/*You do not need to do this. I have placed this here to simulate the D_TEST library you have in your environment*/
%let dir = %sysfunc(dcreate(test, %sysfunc(pathname(work))));
/*You do not need to do this. I have placed this here to simulate the D_TEST library you have in your environment*/
libname d_test base "&dir";
/*Clean work library*/
proc datasets lib=work kill mt=data nolist nodetails nowarn;
quit;
/*Create data in D_TEST library.*/
data d_test.A;
infile datalines;
input Subjid $ Start_date ddmmyy10.;
format start_date mmddyy10.;
datalines;
Subj1 01/01/2001
Subj2 02/02/2002
Subj3 03/03/2003
Subj4 04/04/2004
;
run;
/*Create data in D_TEST library.*/
data d_test.B;
infile datalines;
input Subjid $ end_date ddmmyy10.;
format end_date mmddyy10.;
datalines;
Subj1 01/01/2021
Subj2 02/02/2022
Subj3 03/03/2023
Subj4 04/04/2024
;
run;
/*Create data in D_TEST library.*/
Data d_test.C;
infile datalines;
input Subjid $ lab_date ddmmyy10.;
format lab_date mmddyy10.;
datalines;
Subj1 01/01/1999
Subj2 02/02/2001
Subj3 03/03/2001
Subj4 04/04/2025
;
run;
/*Create data in D_TEST library.*/
data d_test.D;
infile datalines ;
input Subjid $ Test_date ddmmyy10.;
format test_date edit_date mmddyy10.;
edit_date = test_date;
datalines;
Subj1 01-01-2011
Subj2 01-02-2011
Subj3 03-03-2025
Subj4 04-04-2014
;
run;
/*Create Config data for use in macro.
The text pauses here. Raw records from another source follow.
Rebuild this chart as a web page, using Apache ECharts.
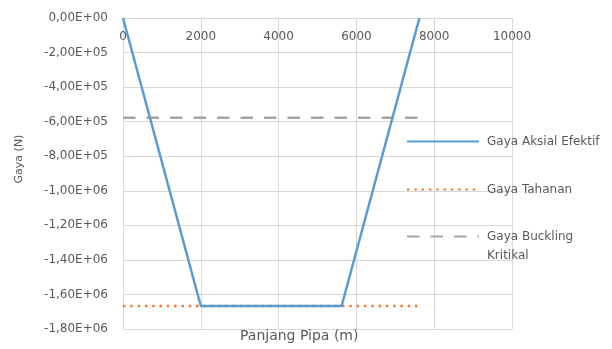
<!DOCTYPE html>
<html>
<head>
<meta charset="utf-8">
<script src="https://cdn.jsdelivr.net/npm/echarts@6/dist/echarts.min.js"></script>
<style>
html,body{margin:0;padding:0;background:#fff;}
#chart{width:612px;height:349px;}
</style>
</head>
<body>
<div id="chart"></div>
<script>
// Data
var seriesNames = ['Gaya Aksial Efektif', 'Gaya Tahanan', 'Gaya Buckling Kritikal'];
var aksialX = [0, 2000, 5620, 7620];
var aksialY = [0, -1667000, -1667000, 0];
var tahananX = [0, 7620];
var tahananY = [-1667000, -1667000];
var bucklingX = [0, 7620];
var bucklingY = [-578000, -578000];
var xTicks = [0, 2000, 4000, 6000, 8000, 10000];
var yTicks = [0, -200000, -400000, -600000, -800000, -1000000, -1200000, -1400000, -1600000, -1800000];

function pairs(xs, ys) { return xs.map(function (x, i) { return [x, ys[i]]; }); }
function sci(v) {
  if (v === 0) return '0,00E+00';
  var s = v.toExponential(2);
  var parts = s.split('e');
  var mant = parts[0].replace('.', ',');
  var exp = parseInt(parts[1], 10);
  var sign = exp < 0 ? '-' : '+';
  var e = Math.abs(exp);
  return mant + 'E' + sign + (e < 10 ? '0' + e : '' + e);
}

var font = 'DejaVu Sans';
var txt = '#595959';
var grid = '#D9D9D9';
var chart = echarts.init(document.getElementById('chart'), null, {renderer: 'canvas'});

function legendAt(name, top, formatter) {
  var l = {
    data: [name], orient: 'vertical', left: 406, top: top,
    itemWidth: 72, itemHeight: 14, itemGap: 0, padding: 0,
    itemStyle: {opacity: 0},
    textStyle: {fontFamily: font, fontSize: 12, color: txt, lineHeight: 19, padding: [0, 0, 0, 3]}
  };
  if (formatter) l.formatter = formatter;
  return l;
}

chart.setOption({
  animation: false,
  grid: {left: 123, right: 100, top: 18, bottom: 20, containLabel: false},
  xAxis: {
    type: 'value', position: 'top', min: xTicks[0], max: xTicks[xTicks.length - 1], interval: 2000,
    axisLine: {show: true, onZero: false, lineStyle: {color: grid, width: 1}},
    axisTick: {show: false},
    axisLabel: {inside: true, margin: 13, fontFamily: font, fontSize: 12, color: txt, showMaxLabel: true, showMinLabel: true,
      formatter: function (v) { return String(v); }},
    splitLine: {show: true, lineStyle: {color: grid, width: 1}}
  },
  yAxis: {
    type: 'value', min: yTicks[yTicks.length - 1], max: yTicks[0], interval: 200000,
    axisLine: {show: true, onZero: false, lineStyle: {color: grid, width: 1}},
    axisTick: {show: false},
    axisLabel: {margin: 15, fontFamily: font, fontSize: 12, color: txt, formatter: sci},
    splitLine: {show: true, lineStyle: {color: grid, width: 1}}
  },
  legend: [
    legendAt(seriesNames[0], 132),
    legendAt(seriesNames[1], 180),
    legendAt(seriesNames[2], 208, function () { return '\nGaya Buckling\nKritikal'; })
  ],
  title: [
    {text: 'Panjang Pipa (m)', left: 240, top: 329, padding: 0,
     textStyle: {fontFamily: font, fontSize: 14, fontWeight: 'normal', color: txt}}
  ],
  graphic: [
    {type: 'text', x: 19, y: 159, rotation: Math.PI / 2,
     style: {text: 'Gaya (N)', fontFamily: font, fontSize: 11, fill: txt, align: 'center', verticalAlign: 'middle'}}
  ],
  series: [
    {name: seriesNames[0], type: 'line', data: pairs(aksialX, aksialY), symbol: 'none', z: 5,
     lineStyle: {color: '#5B9BD5', width: 2.5}, itemStyle: {color: '#5B9BD5'}},
    {name: seriesNames[1], type: 'line', data: pairs(tahananX, tahananY), symbol: 'none', z: 3,
     lineStyle: {color: '#ED7D31', width: 2.5, type: [2.5, 4.8]}, itemStyle: {color: '#ED7D31'}},
    {name: seriesNames[2], type: 'line', data: pairs(bucklingX, bucklingY), symbol: 'none', z: 3,
     lineStyle: {color: '#A5A5A5', width: 2.5, type: [12.5, 11]}, itemStyle: {color: '#A5A5A5'}}
  ]
});
</script>
</body>
</html>
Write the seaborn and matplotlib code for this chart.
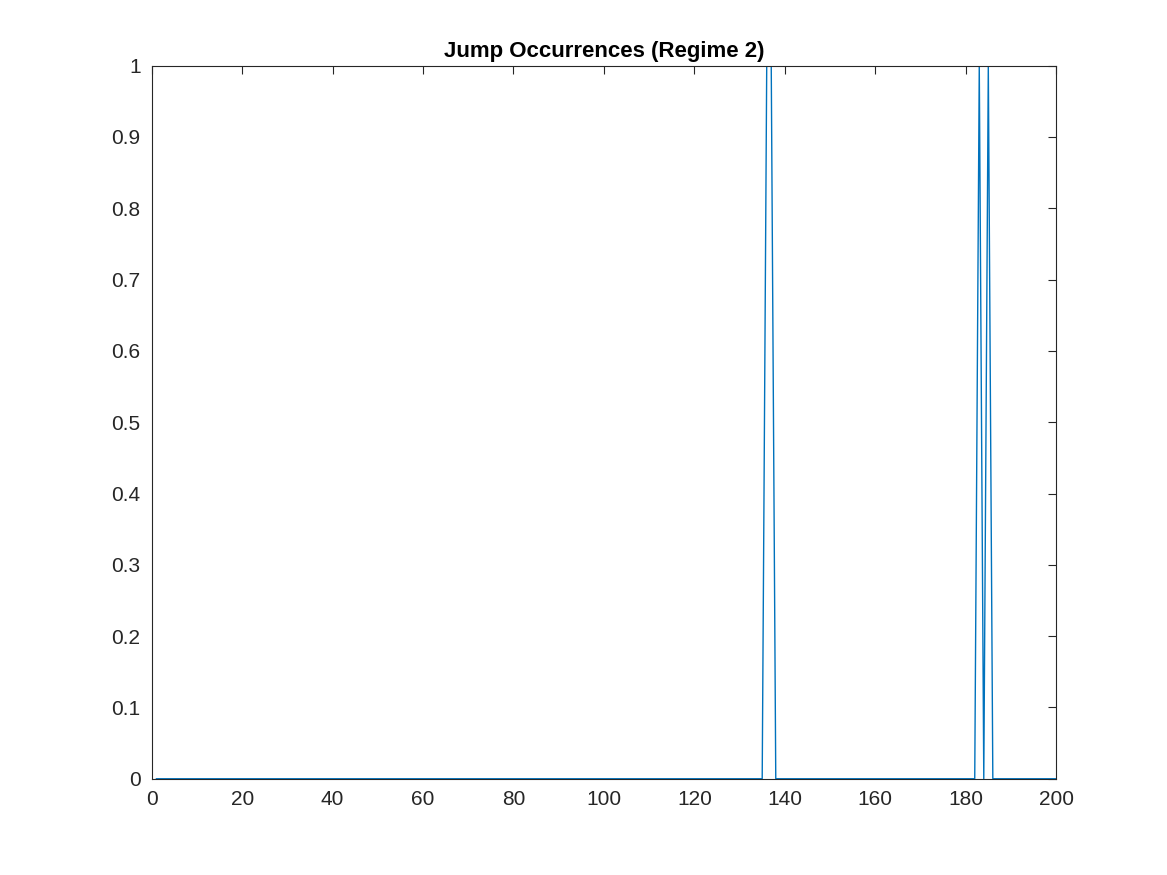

EXCLUDE A and B Since these refer to the reference datasets*/
proc contents data = d_test._all_ out=config(rename=(memname = data name = varname) where=(format = 'MMDDYY' and data not in ("A" "B"))) nodetails memtype=data;
run;
/*Sort config by data for by processing*/
proc sort data=config;
by data;
run;
options mprint symbolgen;
%macro check_for_violation;
%local i obs operator j;
proc sql;
create table all_data as
select memname from dictionary.tables
/*EXCULDE A and B from since Since these refer to the reference datasets*/
where libname='D_TEST' and memname not in ("A" "B");
%let obs = &sqlObs;
%do i=1 %to &sqlObs;
%local ds&i;
%end;
select memname into: ds1- from all_data;
quit;
data _null_;
set config;
by data;
if first.data then do;
size=0;
varcnt=0;
end;
size+1;
varcnt+1;
call symputx(catx('_', data, varcnt), varname,'l');
if last.data then call symputx(catx('_', data, 'size'), varcnt,'l');
run;
%let operator=;
proc sql;
%do i=1 %to &obs;
create table &&ds&i.._violate as
select l.*
from D_TEST.&&ds&i as l left join
D_TEST.a as r
on l.subjid=r.subjid left join D_TEST.b as m
on r.subjid=m.subjid
where
%do j=1 %to %unquote(%nrstr(&)&&ds&i.._size);
&operator
(. < l.%unquote(%nrstr(&)&&ds&i.._&j) < r.start_date) or (l.%unquote(%nrstr(&)&&ds&i.._&j) > m.end_date > .)
%let operator=or;
%end;
;
%let operator=;
%end;
quit;
%mend check_for_violation;
%check_for_violation;
Can you try this?
data A;
infile datalines;
input Subjid $ Start_date ddmmyy10.;
format start_date e8601da.;
datalines;
Subj1 01/01/2001
Subj2 02/02/2002
Subj3 03/03/2003
Subj4 04/04/2004
;
run;
data B;
infile datalines;
input Subjid $ end_date ddmmyy10.;
format end_date e8601da.;
datalines;
Subj1 01/01/2021
Subj2 02/02/2022
Subj3 03/03/2023
Subj4 04/04/2024
;
run;
Data C;
infile datalines;
input Subjid $ lab_date ddmmyy10.;
format lab_date e8601da.;
datalines;
Subj1 01/01/1999
Subj2 02/02/2001
Subj3 03/03/2001
Subj4 04/04/2025
;
run;
data D;
infile datalines;
input Subjid $ Test_date ddmmyy10.;
format test_date e8601da.;
datalines;
Subj1 01/01/2011
Subj2 02/02/2011
Subj3 03/03/2025
Subj4 04/04/2014
;
run;
proc sql;
create table a_b as
select a.*
,b.end_date
from a natural join b;
quit;
options mprint;
%macro checkForViolation(datasets=C#D,dates=lab_date#test_date);
%local i;
%do i=1 %to %sysfunc(countw(&datasets, #));
proc sql;
create table %scan(&datasets, &i, #)_violate as
select l.*
from %scan(&datasets, &i, #) as l left join a_b as r
on l.subjid=r.subjid
where l.%scan(&dates, &i, #) < r.start_date or l.%scan(&dates, &i, #) > r.end_date;
quit;
%end;
%mend checkForViolation;
%checkForViolation;
Is this what you mean
You wrote: " I have about 52 datasets with dates to be checked , most has different date variable"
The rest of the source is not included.